The new plebiscite will take place on October 19, 2023, Sturgeon said, and between now and then her devolved administration – a coalition between the politically dominant SNP and the smaller, more radical Scottish Greens – will set out the substance of Scotland’s sovereignty in a series of detailed prospectus papers.

Yet, as Sturgeon acknowledged in her statement, the UK government under the leadership of Boris Johnson has thus far shown zero willingness to negotiate with Edinburgh on the legitimacy, let alone the timing, of a fresh vote.

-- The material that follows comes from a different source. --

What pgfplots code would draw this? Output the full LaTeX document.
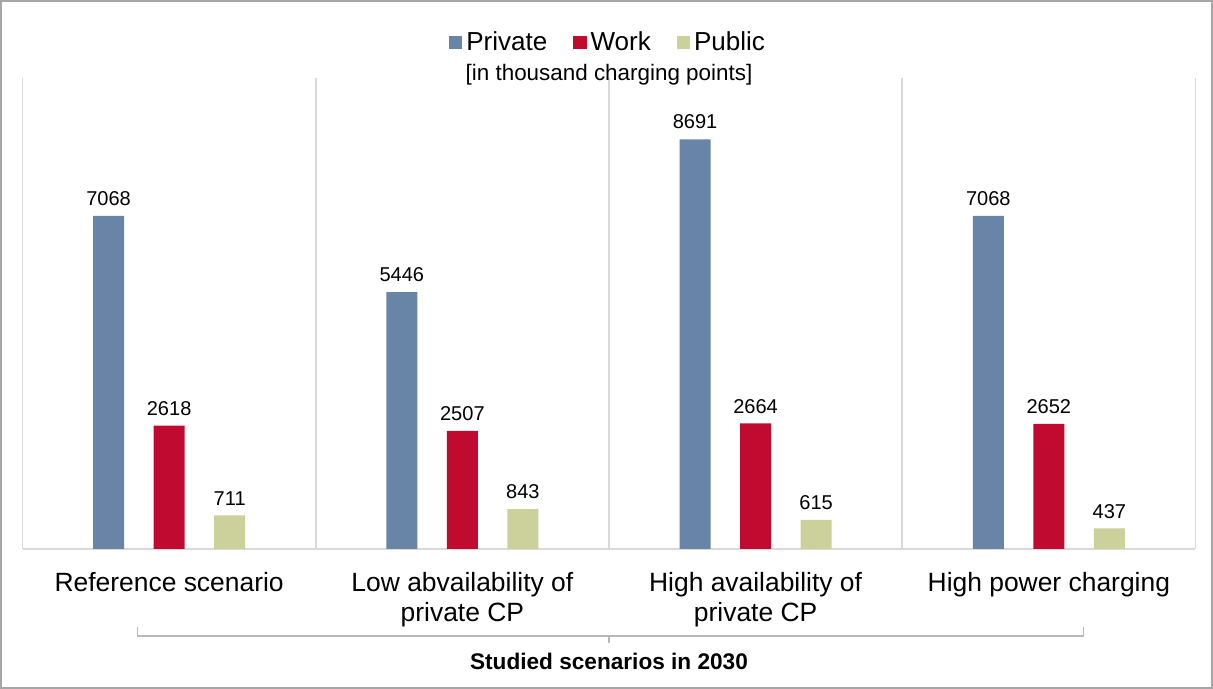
\documentclass[border=0pt]{standalone}
\usepackage{pgfplots}
\pgfplotsset{compat=1.18}
\usepackage{fontspec}
\setmainfont{Liberation Sans}
\definecolor{cPriv}{RGB}{104,132,166}
\definecolor{cWork}{RGB}{192,10,48}
\definecolor{cPub}{RGB}{204,208,154}
\definecolor{cGrid}{RGB}{217,217,217}
\definecolor{cFrame}{RGB}{166,166,166}
\begin{document}
\begin{tikzpicture}
\begin{axis}[
  scale only axis,
  width=586pt, height=235.5pt,
  ybar, clip=false,
  xmin=-0.5, xmax=3.5, ymin=0, ymax=10000,
  axis x line*=bottom, axis y line=none,
  x axis line style={draw=cGrid, line width=0.8pt, -},
  xtick={0,1,2,3},
  xticklabels={{Reference scenario},{Low abvailability of\\private CP},{High availability of\\private CP},{High power charging}},
  xticklabel style={align=center, font=\fontsize{13.2}{15}\selectfont, yshift=-8pt, anchor=north},
  major tick length=0pt,
  minor xtick={-0.5,0.5,1.5,2.5,3.5},
  xminorgrids, minor tick length=0pt,
  minor grid style={draw=cGrid, line width=0.8pt},
  ytick=\empty,
  bar width=15.5pt,
  nodes near coords,
  nodes near coords style={font=\fontsize{10}{12}\selectfont, black, yshift=1.5pt},
  /pgf/number format/assume math mode=true,
  /pgf/number format/1000 sep={},
  legend columns=3,
  legend style={draw=none, fill=none, at={(rel axis cs:0.5,1.075)}, anchor=center,
    font=\fontsize{13}{15}\selectfont,
    /tikz/every even column/.append style={column sep=11pt}},
  legend image code/.code={\fill[#1] (0pt,-3.3pt) rectangle (6.6pt,3.3pt);},
]
\addplot[fill=cPriv, draw=none, bar shift=-30.25pt] coordinates {(0,7068) (1,5446) (2,8691) (3,7068)};
\addplot[fill=cWork, draw=none, bar shift=0pt] coordinates {(0,2618) (1,2507) (2,2664) (3,2652)};
\addplot[fill=cPub, draw=none, bar shift=30.25pt] coordinates {(0,711) (1,843) (2,615) (3,437)};
\legend{Private, Work, Public}
\node[font=\fontsize{11.2}{13}\selectfont] at (rel axis cs:0.5,1.006) {[in thousand charging points]};
% brace
\draw[cFrame!80, line width=0.8pt] (axis cs:-0.1075,-1650) -- (axis cs:-0.1075,-1841) -- (axis cs:3.118,-1841) -- (axis cs:3.118,-1650);
\draw[cFrame!80, line width=0.8pt] (axis cs:1.5,-1841) -- (axis cs:1.5,-2000);
\node[font=\bfseries\fontsize{11.3}{13}\selectfont] at (axis cs:1.5,-2391) {Studied scenarios in 2030};
% frame
\draw[cFrame, line width=1pt] (rel axis cs:-0.01834,-0.2941) rectangle (rel axis cs:1.01408,1.1624);
\end{axis}
\end{tikzpicture}
\end{document}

As a result, Edinburgh may be forced to go at it alone – which will happen, Sturgeon announced, if the UK Supreme Court decides that Holyrood has the legislative authority to organise a consultative poll, with or without the explicit consent of the British political class in London.

If, however, the Court rules against Holyrood and affirms that ultimate constitutional power in the UK’s jerry-built political system lies with Westminster (as most experts assume it will), then the SNP will turn the next UK general election, scheduled for 2024 or 2025, into a single-issue contest, anchored around one powerfully resonant question: “Should Scotland be an independent country – yes or no?”

The movement Sturgeon leads has always wrestled with a compound identity.

The first part of that identity – embodied by Sturgeon herself – is hyper-cautious and institutional. The institutional segment of the SNP wants the process by which Scotland eventually exits the UK to be clear, uncontested, and internationally agreed. The centrepiece of the party’s pitch to moderate Scottish voters is independent membership of the European Union – an outcome that will only be possible if Scotland’s ties to the UK are dissolved democratically, without descent into a painful, Catalan-style deadlock.

The second part of the independence movement’s psyche is attritional and populist. Sturgeon – a lawyer by training – is less comfortable with this tendency, but the SNP’s base has grown restless since England and Wales opted for Brexit six years ago and independence activists now view British Conservative rule in Scotland as an intolerable imposition on the country’s national politics.

In her statement this week, Sturgeon tried to balance these conflicting impulses.

Her preference is for Johnson to allow another referendum to take place on precisely the same terms as the initial independence vote in September 2014, which resulted in a 55 percent to 45 percent victory for the pro-UK camp.

If this scenario does not materialise, she would like the British Supreme Court to acknowledge Holyrood’s right to legislate for a poll in the absence of London’s approval.

Failing that, Sturgeon will embrace Scottish nationalism’s most disruptive instincts and campaign in two years’ time for a near-unilateral severing of ties between Scotland and Westminster.

None of these options is risk-free for the SNP.

Assuming that the Johnson cabinet continues with its obstructionist strategy and the Supreme Court is unmoved by Scottish legal appeals, the party will be forced to bet its entire political future on a comprehensive sweep of Scotland’s Westminster seats 24 months from now.

And even then, in the event of an overwhelming nationalist win, Westminster may not shift position, leaving Sturgeon with an awkward, if not intractable, dilemma: should she try to extract Scotland from the Union extra-legally, with all the procedural and democratic pitfalls that would entail, or should she simply double-down on her – until now glibly ignored – demands for a mutually agreed settlement?

Sturgeon’s forceful answer to this question is that independence for Scotland is not an exclusively Scottish issue. The challenge she has laid in front of the Supreme Court relates to the nature of British democracy.

Is the United Kingdom a consensual union of equal nations? Or is it, crudely, a mechanism for English control over the Celtic peripheries?

On the basis of Johnson’s shambolic three-year reign as prime minister, democracy is not currently one of the ranking concerns in the Conservative Party’s list of priorities.

This is, after all, the man who sought to prorogue the UK parliament in order to wedge through a Brexit deal that Scotland voted overwhelmingly against.

At the same time, the Tory leader, a politician permanently beset by scandals and allegations of gross misconduct, may not be around all that much longer – and it is possible that the next occupant of Downing Street will be more amenable to Edinburgh’s requests for compromise.

The end of the UK may not be any closer this week than it was last. But by seeking clarity on Scotland’s legal and constitutional standing within the Union, Nicola Sturgeon has sparked a debate about what kind of country the UK is.

In other words, she has not just evoked competing accounts of what it means to be a Scottish nationalist, but what it means to be a British one, too.